Transavia Denmark
| IATA | ICAO | Call sign |
| PH | TDK | TDK |
- Founded: 6 November 2008
- Commenced operations: 6 November 2008
- Ceased operations: 23 April 2011
- Operating bases: Copenhagen Airport
- Fleet size: 3 (at the time of closure)
- Destinations: 2 (at the time of closure)
- Parent company: Transavia
- Headquarters: Kastrup, Tårnby Municipality, Denmark
- Website: www.transavia.com

= Transavia Denmark =

Danish airline

Transavia Denmark ApS, also known as Transavia.com Denmark or Transavia Denmark and trading as transavia.com, was a Danish based low-cost airline operating as a subsidiary of Transavia group. Its main base was at Copenhagen Airport. Transavia Denmark chiefly operated scheduled and charter services to leisure destinations. It was headquartered in Kastrup, Tårnby Municipality. Operations ceased in 2011, although those in the Netherlands and France continue.

== History ==
The airline began operations on 6 November 2008; Sterling Airlines had gone bankrupt in October 2008 and Transavia saw a good opportunity to start operations in Denmark because of this, and announced that it would start operations at short notice.
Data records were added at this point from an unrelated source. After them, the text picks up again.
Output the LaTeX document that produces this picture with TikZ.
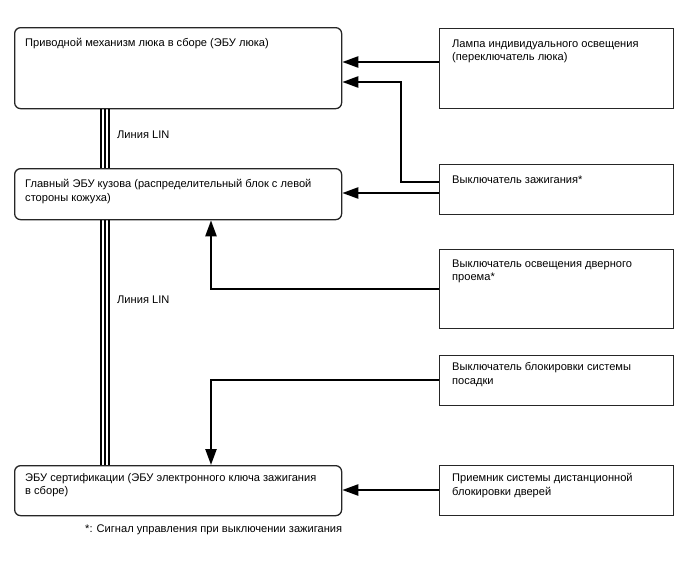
\documentclass[tikz,border=0pt]{standalone}
\usepackage{fontspec}
\setmainfont{Liberation Sans}
\usetikzlibrary{arrows.meta}
\tikzset{
  rbox/.style={draw=black!85, line width=1.3pt, rounded corners=6pt, anchor=north west, inner sep=0pt},
  sbox/.style={draw=black!85, line width=1.3pt, anchor=north west, inner sep=0pt},
  txt/.style={anchor=north west, inner sep=0pt, align=left, font=\fontsize{11.1}{13.2}\selectfont},
  sig/.style={line width=2.4pt, -{Triangle[length=16pt,width=11pt]}},
  lin/.style={line width=2pt},
}
\begin{document}
\begin{tikzpicture}[x=1pt,y=-1pt]
\useasboundingbox[fill=white] (0,0) rectangle (688,560);
% left boxes
\node[rbox, minimum width=327pt, minimum height=81pt] (a) at (14,27) {};
\node[rbox, minimum width=327pt, minimum height=51pt] (b) at (14,168) {};
\node[rbox, minimum width=327pt, minimum height=50pt] (c) at (14,465) {};
% right boxes
\node[sbox, minimum width=234pt, minimum height=80pt] (r1) at (439,28) {};
\node[sbox, minimum width=234pt, minimum height=50pt] (r2) at (439,164) {};
\node[sbox, minimum width=234pt, minimum height=79pt] (r3) at (439,249) {};
\node[sbox, minimum width=234pt, minimum height=50pt] (r4) at (439,355) {};
\node[sbox, minimum width=234pt, minimum height=50pt] (r5) at (439,465) {};
% texts
\node[txt] (at) at (25,38.5) {Приводной механизм люка в сборе (ЭБУ люка)};
\node[txt] (bt) at (25,179.5) {Главный ЭБУ кузова (распределительный блок с левой\\стороны кожуха)};
\node[txt] (ct) at (25,473.5) {ЭБУ сертификации (ЭБУ электронного ключа зажигания\\в сборе)};
\node[txt] (r1t) at (452,39.5) {Лампа индивидуального освещения\\(переключатель люка)};
\node[txt] (r2t) at (452,175.5) {Выключатель зажигания*};
\node[txt] (r3t) at (452,259.5) {Выключатель освещения дверного\\проема*};
\node[txt] (r4t) at (452,362.5) {Выключатель блокировки системы\\посадки};
\node[txt] (r5t) at (452,473.5) {Приемник системы дистанционной\\блокировки дверей};
\node[txt] (lin1) at (117,130.5) {Линия LIN};
\node[txt] (lin2) at (117,295.5) {Линия LIN};
\node[txt] (fn) at (85,525) {*: Сигнал управления при выключении зажигания};
% LIN triple lines
\foreach \dx in {101,105,109}{
  \draw[lin] (a.south west -| {(\dx,0)}) -- (b.north west -| {(\dx,0)});
  \draw[lin] (b.south west -| {(\dx,0)}) -- (c.north west -| {(\dx,0)});
}
% signal connectors
\coordinate (k1) at (401,182);
\coordinate (k2) at (401,82);
\coordinate (k3) at (211,289);
\coordinate (k4) at (211,380);
\draw[sig] (r1.west |- 0,62) -- (a.east |- 0,62);
\draw[sig] (r2.west |- k1) -- (k1) -- (k2) -- (a.east |- k2);
\draw[sig] (r2.west |- 0,193) -- (b.east |- 0,193);
\draw[sig] (r3.west |- k3) -- (k3) -- (k3 |- b.south);
\draw[sig] (r4.west |- k4) -- (k4) -- (k4 |- c.north);
\draw[sig] (r5.west |- 0,490) -- (c.east |- 0,490);
\end{tikzpicture}
\end{document}
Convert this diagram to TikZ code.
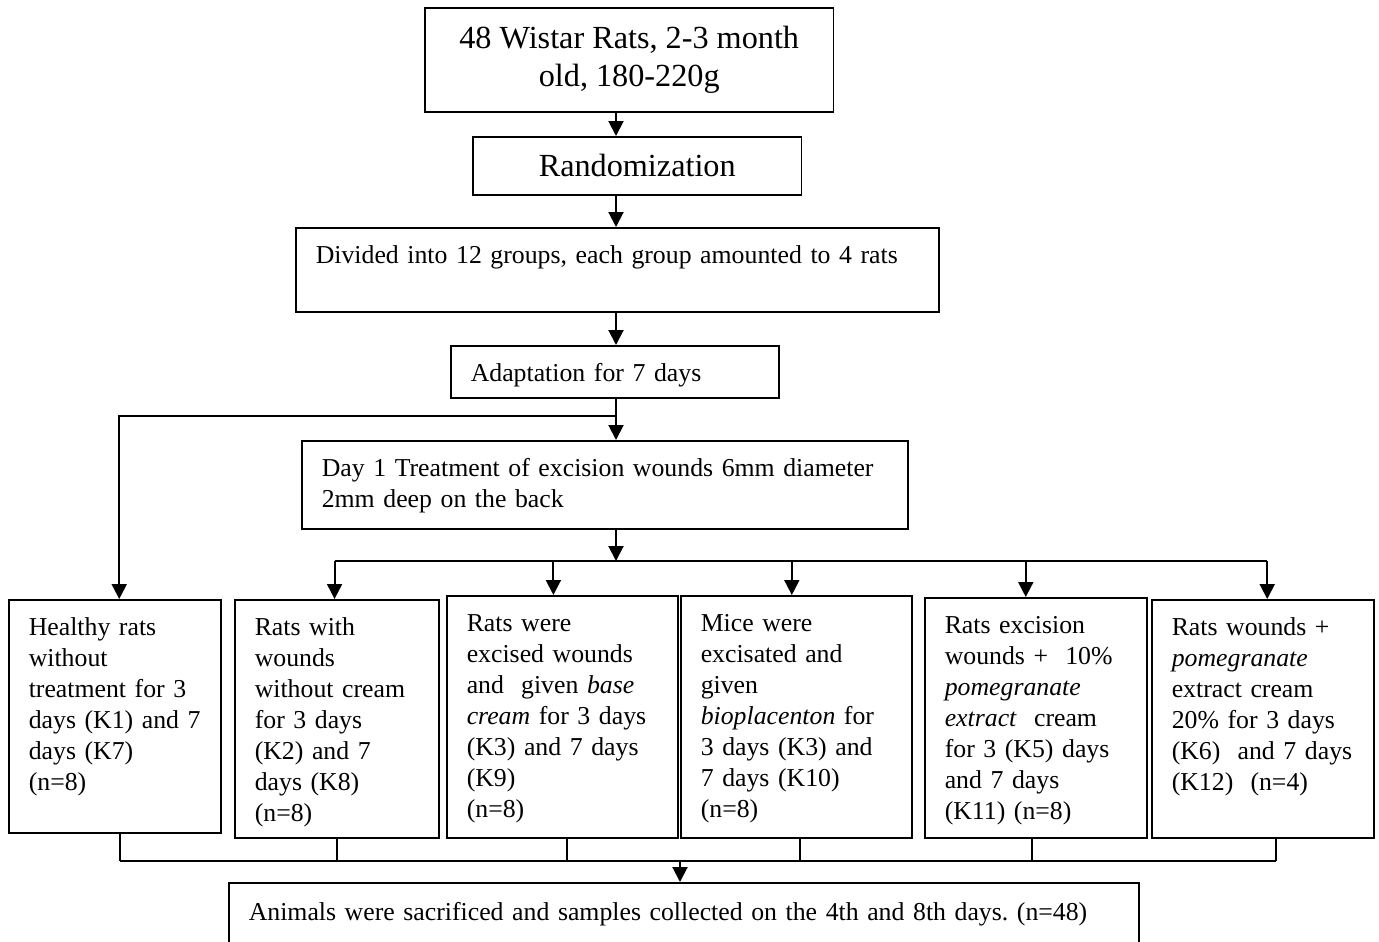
\documentclass[tikz,border=0pt]{standalone}
\usepackage{fontspec}
\setmainfont{Liberation Serif}
\frenchspacing
\usepackage{tikz}
\usetikzlibrary{arrows.meta,positioning,calc}
\definecolor{flowInk}{HTML}{000000}

\tikzset{
  box/.style={draw=flowInk,line width=0.7pt,anchor=north west},
  cell/.style={box,align=left,inner xsep=9pt,inner ysep=7.5pt,text height=8.5pt,
               font=\fontsize{11.6}{13.95}\selectfont,
               execute at begin node={\rightskip=-15pt plus 1fil\hyphenpenalty=10000\relax}},
  arr/.style={draw=flowInk,line width=0.9pt,-{Triangle[width=6.75pt,length=6.75pt]}},
  wire/.style={draw=flowInk,line width=0.9pt}
}

\begin{document}
\begin{tikzpicture}[x=0.45pt,y=-0.45pt]
  \useasboundingbox (0,0) rectangle (1379,941);
  \clip (0,0) rectangle (1379,941);
  \coordinate (spine) at (616,0);

  \node[box,minimum width=184pt,minimum height=46.8pt,align=center,
        font=\fontsize{14.5}{17}\selectfont] (rats) at (424,7)
        {48 Wistar Rats, 2-3 month\\old, 180-220g};
  \node[box,minimum width=148pt,minimum height=26.1pt,
        font=\fontsize{14.5}{17}\selectfont] (rand) at (472,136) {Randomization};
  \node[cell,text width=271.4pt,text depth=14.3pt] (divide) at (295,227)
        {Divided into 12 groups, each group amounted to 4 rats};
  \node[cell,text width=129.6pt,text depth=0pt] (adapt) at (450,345)
        {Adaptation for 7 days};
  \node[cell,text width=254.7pt,text depth=16.1pt] (day1) at (301,440)
        {Day 1 Treatment of excision wounds 6mm diameter\\2mm deep on the back};

  \node[cell,text width=77.4pt,text depth=81.35pt] (k1) at (8,599)
        {Healthy rats\\without\\treatment for 3\\days (K1) and 7\\days (K7)\\(n=8)};
  \node[cell,text width=73.8pt,text depth=83.6pt] (k2) at (234,599)
        {Rats with\\wounds\\without cream\\for 3 days\\(K2) and 7\\days (K8)\\(n=8)};
  \node[cell,text width=85.95pt,text depth=85.4pt] (k3) at (446,595)
        {Rats were\\excised wounds\\and\ \ given \textit{base}\\\textit{cream} for 3 days\\(K3) and 7 days\\(K9)\\(n=8)};
  \node[cell,text width=85.95pt,text depth=85.4pt] (k4) at (680,595)
        {Mice were\\excisated and\\given\\\textit{bioplacenton} for\\3 days (K3) and\\7 days (K10)\\(n=8)};
  \node[cell,text width=81.9pt,text depth=84.5pt] (k5) at (924,597)
        {Rats excision\\wounds +\ \ 10\%\\\textit{pomegranate}\\\textit{extract}\ \ cream\\for 3 (K5) days\\and 7 days\\(K11) (n=8)};
  \node[cell,text width=81.9pt,text depth=83.6pt] (k6) at (1151,599)
        {Rats wounds +\\\textit{pomegranate}\\extract cream\\20\% for 3 days\\(K6)\ \ and 7 days\\(K12)\ \ (n=4)};

  \node[cell,text width=391.5pt,text height=9.5pt,text depth=10pt] (final) at (228,882)
        {Animals were sacrificed and samples collected on the 4th and 8th days. (n=48)};

  \draw[arr] (rats.south -| spine) -- (rand.north -| spine);
  \draw[arr] (rand.south -| spine) -- (divide.north -| spine);
  \draw[arr] (divide.south -| spine) -- (adapt.north -| spine);
  \draw[arr] (adapt.south -| spine) -- (day1.north -| spine);

  \coordinate (fork) at (616,416);
  \draw[arr] (fork) -| ($(k1.north)+(2pt,0)$);

  \coordinate (split) at (616,561);
  \draw[arr] (day1.south -| spine) -- (split);
  \foreach \k/\dx in {k2/-1,k3/-4,k4/-2,k5/-4.5,k6/2}
    \draw[arr] ($(split -| \k.north)+(\dx pt,0)$) -- ($(\k.north)+(\dx pt,0)$);
  \draw[wire] ($(split -| k2.north)+(-1pt,0)$) -- ($(split -| k6.north)+(2pt,0)$);

  \coordinate (merge) at (680,861);
  \foreach \k/\dx in {k1/2.5,k2/0,k3/2,k4/1.5,k5/-1.5,k6/6}
    \draw[wire] ($(\k.south)+(\dx pt,0)$) -- ($(merge -| \k.south)+(\dx pt,0)$);
  \draw[wire] ($(merge -| k1.south)+(2.5pt,0)$) -- ($(merge -| k6.south)+(6pt,0)$);
  \draw[arr] (merge) -- (merge |- final.north);
\end{tikzpicture}
\end{document}
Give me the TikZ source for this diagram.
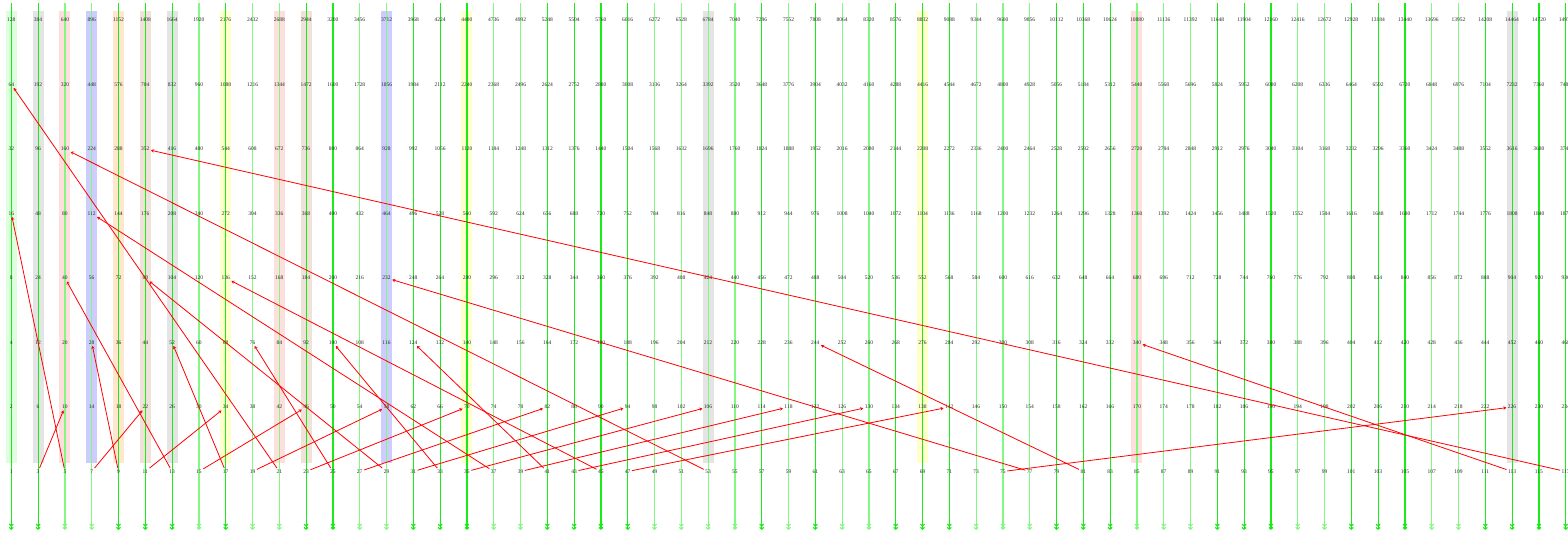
\documentclass[tikz,border=0pt]{standalone}
\usepackage{fontspec}
\setmainfont{Liberation Serif}
\usetikzlibrary{arrows.meta}
\definecolor{gbright}{RGB}{25,235,25}
\definecolor{glight}{RGB}{130,248,130}
\definecolor{bgreen}{RGB}{221,255,221}
\definecolor{bgray}{RGB}{228,228,228}
\definecolor{bpink}{RGB}{255,222,222}
\definecolor{bblue}{RGB}{204,204,255}
\definecolor{bpeach}{RGB}{255,230,204}
\definecolor{btan}{RGB}{240,226,216}
\definecolor{byellow}{RGB}{255,255,204}
\definecolor{lblc}{RGB}{40,40,40}
\begin{document}
\begin{tikzpicture}[x=1pt,y=1pt,
  lbl/.style={font=\fontsize{5.5}{5.5}\selectfont, text=lblc, inner sep=1.4pt},
  vline/.style={line width=1.2pt, draw=#1, -{Straight Barb[length=1.8pt,width=4pt]Straight Barb[length=1.8pt,width=4pt]}},
  collatz/.style={draw=red, line width=0.8pt, -{Stealth[length=3pt,width=3.5pt]}}]
\useasboundingbox (0,0) rectangle (1568,-534);
% highlight bands
\foreach \n/\c in {1/bgreen,3/bgray,5/bpink,7/bblue,9/bpeach,11/btan,13/bgray,17/byellow,21/bpink,23/btan,29/bblue,35/byellow,53/bgray,69/byellow,85/bpink,113/bgray}
  \fill[\c] ({11.3+(\n-1)/2*26.8-5.5},-11) rectangle ++(11,-452);
% vertical lines
\foreach \n in {1,3,...,117} {
  \coordinate (t\n) at ({11.3+(\n-1)/2*26.8},-3);
  \coordinate (b\n) at ({11.3+(\n-1)/2*26.8},-530);
}
\foreach \n in {1,3,9,11,13,17,23,25,31,33,35,41,43,45,47,57,61,67,69,71,79,81,83,91,93,95,101,103,105,111,113,115,117}
  \draw[vline=gbright] (t\n) -- (b\n);
\foreach \n in {5,7,15,19,21,27,29,37,39,49,51,53,55,59,63,65,73,75,77,85,87,89,97,99,107,109}
  \draw[vline=glight] (t\n) -- (b\n);
% labels
\foreach \n in {1,3,...,117} {
  \foreach \p in {0,...,7} {
    \pgfmathtruncatemacro\v{\n*2^\p}
    \node[lbl] (v\n-\p) at ({11.3+(\n-1)/2*26.8},{-(20+64.5*(7-\p))}) {\v};
  }
}
% 3n+1 arrows
\foreach \s/\m/\p in {3/5/1,5/1/4,7/11/1,9/7/2,11/17/1,13/5/3,15/23/1,17/13/2,19/29/1,21/1/6,23/35/1,25/19/2,27/41/1,29/11/3,31/47/1,33/25/2,35/53/1,37/7/4,39/59/1,41/31/2,43/65/1,45/17/3,47/71/1,53/5/5,75/113/1,77/29/3,81/61/2,113/85/2,117/11/5}
  \draw[collatz] (v\s-0) -- (v\m-\p);
\end{tikzpicture}
\end{document}
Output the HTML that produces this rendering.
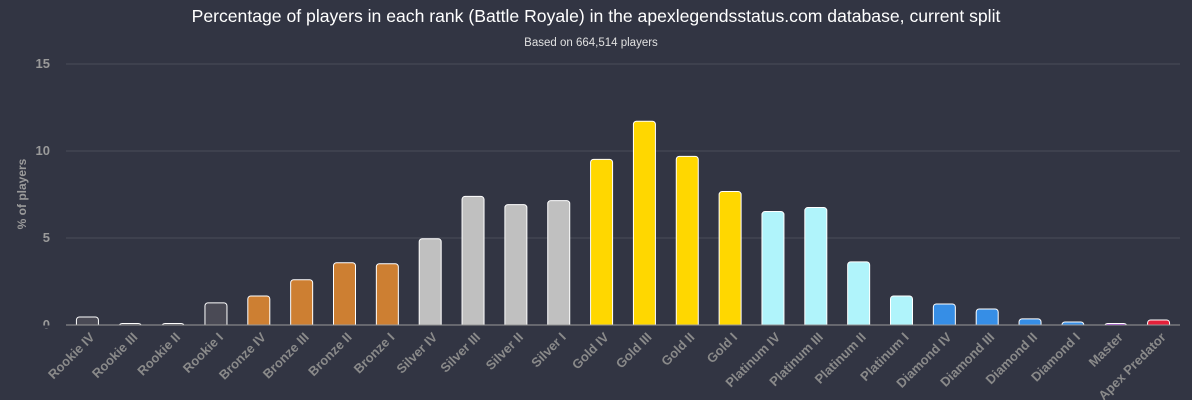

Transavia Denmark started flights from Billund Airport under a Danish tour operator. It operated five routes from Billund. It also announced a larger base at Copenhagen Airport from which it operated ten routes. Ticket sales for the new low-cost airline started on 7 November 2008.

In September 2010, it was announced that Transavia Denmark would cease operations on 23 April 2011. From 1 November 2010 onwards the activities were gradually scaled down until the complete stop on 23 April 2011. The parent of Transavia Denmark, Air France-KLM, stated that the Danish part of Transavia had not met expectations.

==Destinations==
This is a list of airports to which Transavia Denmark flew (including seasonal destinations):

- Austria
  - Innsbruck - Innsbruck Airport
  - Salzburg - Salzburg Airport
- Denmark
  - Billund - Billund Airport
  - Copenhagen - Copenhagen Airport
- France
  - Montpellier - Montpellier - Méditerranée Airport
  - Nice - Côte d'Azur Airport
- Greece
  - Chania - Chania International Airport
- Italy
  - Naples - Naples Airport
  - Pisa - Galileo Galilei Airport
- Spain
  - Barcelona - Barcelona Airport
  - Las Palmas de Gran Canaria - Gran Canaria Airport
  - Málaga - Málaga Airport
  - Menorca - Menorca Airport
  - Palma de Mallorca - Son Sant Joan Airport
  - Tenerife - Reina Sofía Airport

==In-flight services==
Transavia.com offered the "Assortment on Board" buy on board service offering food and drinks for purchase.